_What you will do_
Provide a single number: the count of lines containing the string "this".

_Supplied entries_
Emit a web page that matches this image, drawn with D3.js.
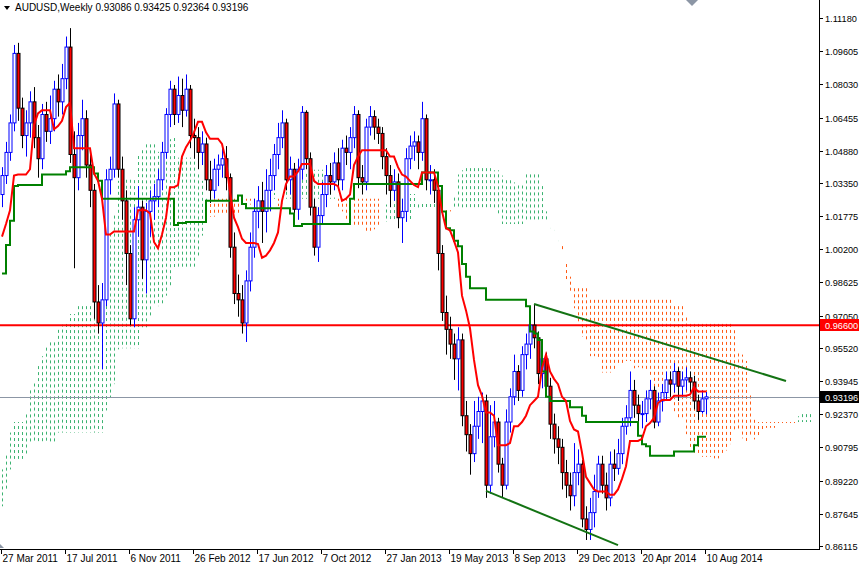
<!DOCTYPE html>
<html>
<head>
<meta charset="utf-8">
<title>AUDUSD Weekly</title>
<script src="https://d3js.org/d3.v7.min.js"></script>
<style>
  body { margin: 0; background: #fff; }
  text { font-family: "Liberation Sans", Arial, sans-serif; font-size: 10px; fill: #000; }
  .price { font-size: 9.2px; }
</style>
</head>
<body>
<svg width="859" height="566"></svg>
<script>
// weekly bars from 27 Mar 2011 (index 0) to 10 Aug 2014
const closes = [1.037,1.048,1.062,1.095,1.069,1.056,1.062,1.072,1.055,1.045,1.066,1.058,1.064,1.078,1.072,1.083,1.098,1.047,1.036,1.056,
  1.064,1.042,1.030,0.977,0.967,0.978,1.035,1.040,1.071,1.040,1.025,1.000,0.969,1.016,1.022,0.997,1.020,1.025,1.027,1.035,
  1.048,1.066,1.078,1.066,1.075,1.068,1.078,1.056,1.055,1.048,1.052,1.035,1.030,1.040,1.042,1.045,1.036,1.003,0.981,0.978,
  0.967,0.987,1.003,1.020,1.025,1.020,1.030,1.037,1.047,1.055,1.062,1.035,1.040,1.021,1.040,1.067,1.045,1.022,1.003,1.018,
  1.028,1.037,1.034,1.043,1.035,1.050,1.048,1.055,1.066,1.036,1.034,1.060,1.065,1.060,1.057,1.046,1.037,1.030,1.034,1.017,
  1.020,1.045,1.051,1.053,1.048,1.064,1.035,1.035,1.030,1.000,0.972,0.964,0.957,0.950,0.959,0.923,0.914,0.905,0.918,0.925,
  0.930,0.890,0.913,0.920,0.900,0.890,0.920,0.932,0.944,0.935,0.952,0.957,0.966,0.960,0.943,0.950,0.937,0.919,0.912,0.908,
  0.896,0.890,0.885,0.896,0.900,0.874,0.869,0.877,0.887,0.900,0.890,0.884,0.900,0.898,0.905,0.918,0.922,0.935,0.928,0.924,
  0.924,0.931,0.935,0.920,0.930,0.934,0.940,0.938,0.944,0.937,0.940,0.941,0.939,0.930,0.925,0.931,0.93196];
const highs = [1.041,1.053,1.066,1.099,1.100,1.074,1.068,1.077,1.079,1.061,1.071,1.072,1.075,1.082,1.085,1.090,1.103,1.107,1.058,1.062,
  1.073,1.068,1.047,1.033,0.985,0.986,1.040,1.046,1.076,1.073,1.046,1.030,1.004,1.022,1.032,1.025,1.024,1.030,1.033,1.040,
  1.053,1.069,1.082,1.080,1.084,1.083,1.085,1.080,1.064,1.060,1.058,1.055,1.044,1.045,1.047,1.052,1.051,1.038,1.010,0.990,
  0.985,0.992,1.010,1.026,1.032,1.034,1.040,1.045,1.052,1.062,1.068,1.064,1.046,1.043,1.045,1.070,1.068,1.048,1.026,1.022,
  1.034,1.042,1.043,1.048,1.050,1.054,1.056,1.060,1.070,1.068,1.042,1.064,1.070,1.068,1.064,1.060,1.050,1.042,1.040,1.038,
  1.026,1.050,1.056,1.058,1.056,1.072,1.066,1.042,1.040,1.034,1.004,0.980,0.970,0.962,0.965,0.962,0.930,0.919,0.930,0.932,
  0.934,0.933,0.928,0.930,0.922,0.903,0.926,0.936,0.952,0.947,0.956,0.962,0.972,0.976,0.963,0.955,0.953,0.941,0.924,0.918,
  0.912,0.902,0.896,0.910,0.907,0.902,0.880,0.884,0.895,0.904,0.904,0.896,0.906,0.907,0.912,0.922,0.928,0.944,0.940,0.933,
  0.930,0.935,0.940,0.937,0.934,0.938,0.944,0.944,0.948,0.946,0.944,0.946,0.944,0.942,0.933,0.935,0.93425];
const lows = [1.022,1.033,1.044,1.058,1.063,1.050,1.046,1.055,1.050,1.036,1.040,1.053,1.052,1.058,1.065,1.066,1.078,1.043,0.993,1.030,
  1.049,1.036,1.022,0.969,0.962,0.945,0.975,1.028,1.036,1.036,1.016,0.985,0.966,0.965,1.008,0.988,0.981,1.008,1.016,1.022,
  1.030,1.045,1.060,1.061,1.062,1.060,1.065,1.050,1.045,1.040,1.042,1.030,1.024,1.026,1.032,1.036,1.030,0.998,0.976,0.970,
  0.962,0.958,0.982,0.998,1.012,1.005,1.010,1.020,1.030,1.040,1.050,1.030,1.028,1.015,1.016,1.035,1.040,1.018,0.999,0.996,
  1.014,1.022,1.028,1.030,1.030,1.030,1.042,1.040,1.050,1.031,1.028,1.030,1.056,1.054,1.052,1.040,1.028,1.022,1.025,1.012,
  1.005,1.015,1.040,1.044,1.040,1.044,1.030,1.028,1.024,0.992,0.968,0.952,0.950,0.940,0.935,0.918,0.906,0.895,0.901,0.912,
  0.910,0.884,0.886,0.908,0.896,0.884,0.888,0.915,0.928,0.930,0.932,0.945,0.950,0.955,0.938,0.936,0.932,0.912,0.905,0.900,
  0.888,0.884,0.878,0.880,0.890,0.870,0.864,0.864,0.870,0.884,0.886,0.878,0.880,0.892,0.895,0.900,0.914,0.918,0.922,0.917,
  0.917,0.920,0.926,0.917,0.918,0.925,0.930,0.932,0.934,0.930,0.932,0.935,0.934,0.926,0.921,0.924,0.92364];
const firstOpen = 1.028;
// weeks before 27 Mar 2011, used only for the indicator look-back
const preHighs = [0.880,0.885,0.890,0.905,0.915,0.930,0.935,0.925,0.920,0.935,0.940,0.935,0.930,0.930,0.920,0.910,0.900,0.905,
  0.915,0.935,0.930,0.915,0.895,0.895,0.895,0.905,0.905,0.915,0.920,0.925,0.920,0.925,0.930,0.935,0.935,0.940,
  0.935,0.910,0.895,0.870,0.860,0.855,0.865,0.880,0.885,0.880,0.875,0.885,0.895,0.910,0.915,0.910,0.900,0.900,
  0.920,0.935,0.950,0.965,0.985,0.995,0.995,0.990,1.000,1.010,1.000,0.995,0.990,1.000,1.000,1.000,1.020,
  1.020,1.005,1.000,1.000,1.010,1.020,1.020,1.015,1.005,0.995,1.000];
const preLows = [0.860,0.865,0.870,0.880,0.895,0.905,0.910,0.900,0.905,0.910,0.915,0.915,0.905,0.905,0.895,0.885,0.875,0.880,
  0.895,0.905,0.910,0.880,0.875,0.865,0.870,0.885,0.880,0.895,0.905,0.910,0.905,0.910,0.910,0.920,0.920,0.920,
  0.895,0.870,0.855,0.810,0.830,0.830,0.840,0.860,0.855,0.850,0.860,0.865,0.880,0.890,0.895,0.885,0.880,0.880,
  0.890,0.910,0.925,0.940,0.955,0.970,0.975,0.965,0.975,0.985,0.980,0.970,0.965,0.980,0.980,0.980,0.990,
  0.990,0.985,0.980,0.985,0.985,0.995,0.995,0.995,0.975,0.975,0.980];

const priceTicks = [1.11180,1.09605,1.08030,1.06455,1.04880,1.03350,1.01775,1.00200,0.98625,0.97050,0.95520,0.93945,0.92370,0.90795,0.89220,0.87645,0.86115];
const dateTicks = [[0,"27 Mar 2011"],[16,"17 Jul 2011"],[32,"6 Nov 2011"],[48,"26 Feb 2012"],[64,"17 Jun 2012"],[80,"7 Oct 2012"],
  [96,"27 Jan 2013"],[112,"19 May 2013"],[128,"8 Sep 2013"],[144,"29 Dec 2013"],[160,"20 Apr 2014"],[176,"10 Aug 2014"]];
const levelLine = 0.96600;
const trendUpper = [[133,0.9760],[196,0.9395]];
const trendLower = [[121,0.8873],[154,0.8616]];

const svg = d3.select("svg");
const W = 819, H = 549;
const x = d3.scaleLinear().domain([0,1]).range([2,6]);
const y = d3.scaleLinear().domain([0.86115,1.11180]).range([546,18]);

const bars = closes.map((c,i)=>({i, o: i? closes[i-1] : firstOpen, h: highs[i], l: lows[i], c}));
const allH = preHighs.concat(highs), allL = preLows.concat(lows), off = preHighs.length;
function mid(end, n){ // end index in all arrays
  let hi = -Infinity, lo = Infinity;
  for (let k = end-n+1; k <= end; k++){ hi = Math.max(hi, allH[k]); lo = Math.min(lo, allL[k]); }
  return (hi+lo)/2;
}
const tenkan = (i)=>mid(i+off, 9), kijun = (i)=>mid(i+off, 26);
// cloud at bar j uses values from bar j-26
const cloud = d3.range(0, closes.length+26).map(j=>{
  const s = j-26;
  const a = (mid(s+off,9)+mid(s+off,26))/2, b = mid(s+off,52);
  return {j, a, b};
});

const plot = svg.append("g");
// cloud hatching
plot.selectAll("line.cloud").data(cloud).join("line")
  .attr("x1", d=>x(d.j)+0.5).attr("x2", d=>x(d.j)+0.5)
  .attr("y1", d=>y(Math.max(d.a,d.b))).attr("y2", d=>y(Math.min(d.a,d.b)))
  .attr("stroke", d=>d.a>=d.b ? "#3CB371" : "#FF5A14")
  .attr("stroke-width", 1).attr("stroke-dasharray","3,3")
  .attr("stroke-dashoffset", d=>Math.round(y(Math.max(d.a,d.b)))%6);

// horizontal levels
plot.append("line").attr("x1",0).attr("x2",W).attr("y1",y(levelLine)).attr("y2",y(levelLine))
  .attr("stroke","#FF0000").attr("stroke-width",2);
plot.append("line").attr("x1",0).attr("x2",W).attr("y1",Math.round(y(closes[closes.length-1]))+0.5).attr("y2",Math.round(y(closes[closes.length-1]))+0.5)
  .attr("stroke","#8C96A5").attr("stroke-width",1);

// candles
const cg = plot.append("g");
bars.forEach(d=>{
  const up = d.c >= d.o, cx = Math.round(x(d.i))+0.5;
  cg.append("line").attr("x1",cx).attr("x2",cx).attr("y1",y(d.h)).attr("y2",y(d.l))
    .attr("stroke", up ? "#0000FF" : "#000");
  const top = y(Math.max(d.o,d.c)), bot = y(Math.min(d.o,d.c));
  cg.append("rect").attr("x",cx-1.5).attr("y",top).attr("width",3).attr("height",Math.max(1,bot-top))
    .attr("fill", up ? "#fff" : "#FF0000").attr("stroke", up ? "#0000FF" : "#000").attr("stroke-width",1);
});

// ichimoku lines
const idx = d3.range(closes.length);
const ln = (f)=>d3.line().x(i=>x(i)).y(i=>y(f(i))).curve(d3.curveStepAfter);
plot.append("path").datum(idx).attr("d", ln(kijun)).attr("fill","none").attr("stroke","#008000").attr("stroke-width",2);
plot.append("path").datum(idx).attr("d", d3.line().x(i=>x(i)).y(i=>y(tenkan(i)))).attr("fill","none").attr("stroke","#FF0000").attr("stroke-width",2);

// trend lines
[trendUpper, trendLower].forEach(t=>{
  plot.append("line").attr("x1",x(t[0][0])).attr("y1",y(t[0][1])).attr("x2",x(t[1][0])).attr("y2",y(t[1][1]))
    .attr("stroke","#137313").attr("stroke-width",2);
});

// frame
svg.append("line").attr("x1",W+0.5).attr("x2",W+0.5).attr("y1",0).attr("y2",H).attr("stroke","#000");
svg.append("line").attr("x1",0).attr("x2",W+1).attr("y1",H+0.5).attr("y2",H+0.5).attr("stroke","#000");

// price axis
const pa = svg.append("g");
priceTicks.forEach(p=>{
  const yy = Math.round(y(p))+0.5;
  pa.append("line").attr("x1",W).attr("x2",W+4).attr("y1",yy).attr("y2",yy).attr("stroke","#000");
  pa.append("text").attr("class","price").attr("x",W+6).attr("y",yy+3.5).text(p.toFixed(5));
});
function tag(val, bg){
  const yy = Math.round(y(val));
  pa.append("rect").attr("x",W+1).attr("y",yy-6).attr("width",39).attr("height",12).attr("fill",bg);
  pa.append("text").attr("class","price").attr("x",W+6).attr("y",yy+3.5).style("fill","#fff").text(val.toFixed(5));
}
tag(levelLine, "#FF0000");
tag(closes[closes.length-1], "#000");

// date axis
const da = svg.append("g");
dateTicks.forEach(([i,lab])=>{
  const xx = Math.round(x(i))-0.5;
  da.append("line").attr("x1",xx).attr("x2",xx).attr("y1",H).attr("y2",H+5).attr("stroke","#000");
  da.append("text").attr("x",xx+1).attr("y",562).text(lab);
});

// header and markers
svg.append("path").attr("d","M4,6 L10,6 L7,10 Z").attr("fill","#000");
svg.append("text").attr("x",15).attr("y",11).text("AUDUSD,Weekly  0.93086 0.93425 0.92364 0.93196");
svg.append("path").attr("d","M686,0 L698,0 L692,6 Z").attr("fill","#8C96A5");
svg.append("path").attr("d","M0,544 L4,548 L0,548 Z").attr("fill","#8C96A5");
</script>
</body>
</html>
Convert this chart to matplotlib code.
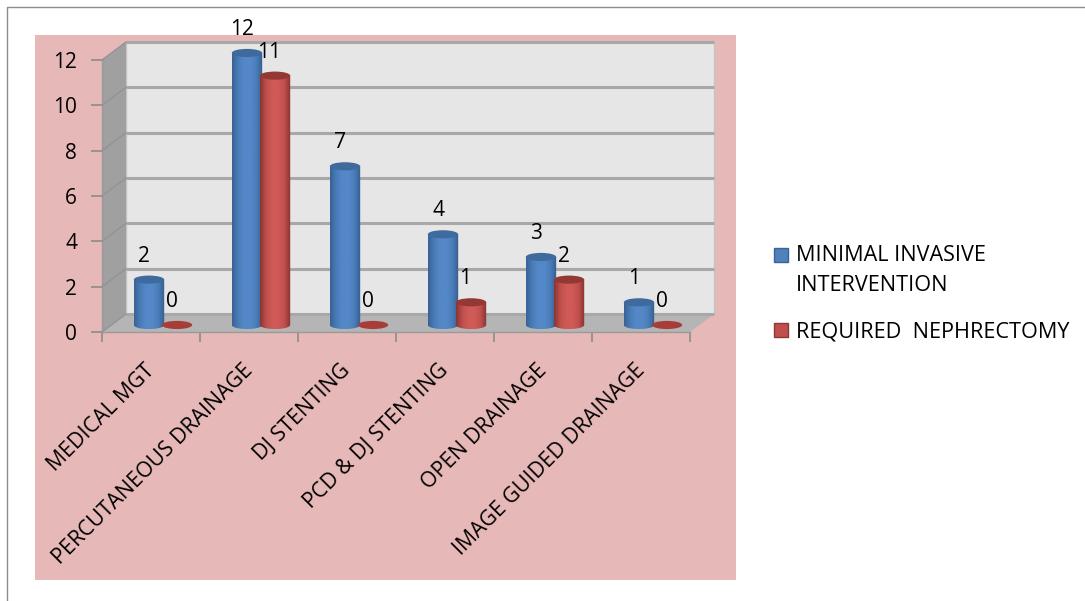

_Solution to the problem_
2